Yaworski: Audi would be a good one. In fact, they demonstrated at last year’s International Supercomputing Conference (ISC), and this is kind of one of those neat demonstrations. They had an Audi R-5 car at the Intel booth. And as part of the demonstration, they had a high definition TV, and when you looked at the picture of the car on it, you would think, “Oh it’s just sitting in a showroom somewhere.” Well as part of the demonstration, they visually explode the car into all of its parts, and then bring it back together again through the use of a combination of high performance computing and visualization. That really got some attention as to what they were demonstrating there, and how they use high performance computing, and how they use True Scale to tie it all together. Essentially, that gives the Audi executives the ability to take a look at a car design as if it was a real picture of the car itself, and then make adjustments to it. Change, for instance, the shape of the lights, and see how that looks. Or change a door panel, and see how it looks. But also get the rendering of the reflections and so forth of it. They can clearly improve their designs overall. It was a really great demonstration and a great application for True Scale.

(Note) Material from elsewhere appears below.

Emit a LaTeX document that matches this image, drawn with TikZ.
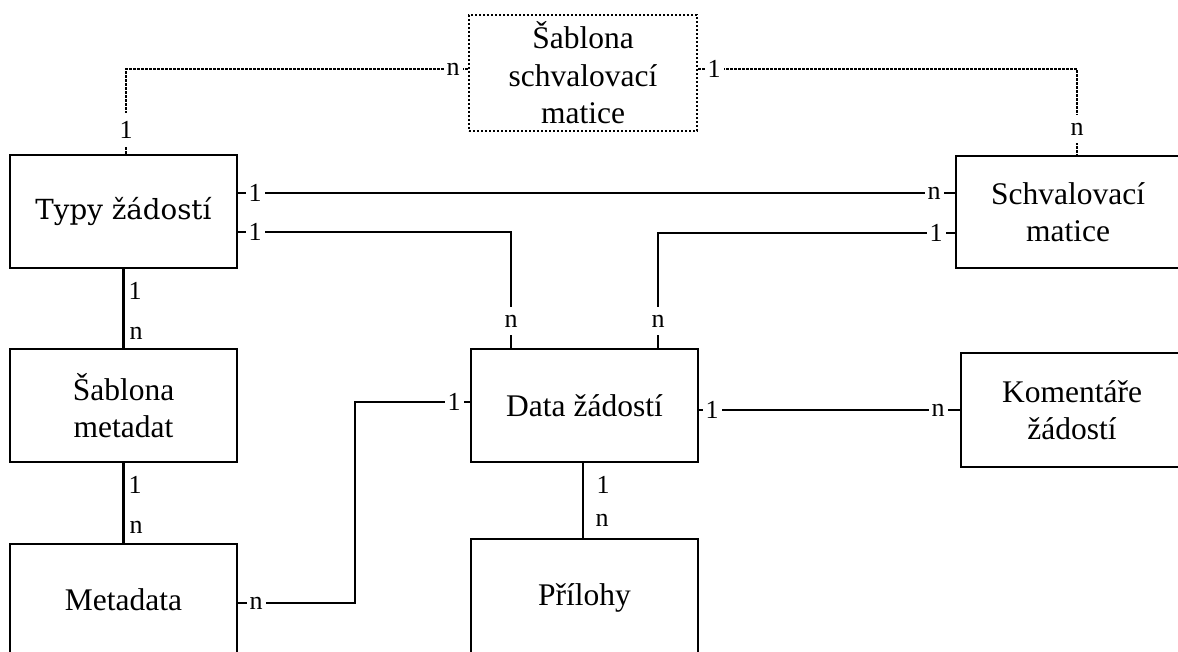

insideHPC: Yeah, showing all that low-latency enables a business to go forward with innovative design. So Joe, to wrap up here I wanted to ask you what’s next; you talked about CPU fabric integration, but of course InfiniBand goes in generations, right? We’re in the FDR universe now, the next one I believe is EDR; can we expect that kind of thing to be coming from Intel in the future?
Yaworski: The answer is, we will have a next generation offering. But this offering is really going to eventually set the foundation for Intel’s stated direction, which is to support Exascale. When you look at the requirements for Exascale, and what needs to be done and so forth, you can see that InfiniBand has been an excellent technology, but there are some things that need to change and fundamentally change, to support something that will eventually handle Exascale. To put it into perspective, depending on the performance of the processor, the size of the cluster that will be needed will be somewhere between 150,000 to 200,000 servers with tens of millions of cores. And when you look at today’s high performance fabric technology, as I said, it’s great technology, and it’s brought us to this point, but to take us to the next level, we really need to re-look at what the requirements are that will lead us all the way up to being able to support Exascale deployments. One of these absolute requirements is CPU fabric integration, because the performance that’s needed, the density, the power, are all areas that have to be vastly improved to support deployments of exascale. And then of course reliability, because when you’re looking at deploying 150,000 to 200,000 servers, reliability becomes a key metric that has to be significantly improved. And then finally, the overall price performance needs to significantly change. When you look at it, CPU fabric integration will be key, but then there’s a lot of other technologies that need to go along to really make that work. So InfiniBand is great technology today, but as we look to go to Exascale, we’re going to need a next generation fabric. That’s essentially what Intel is looking to do.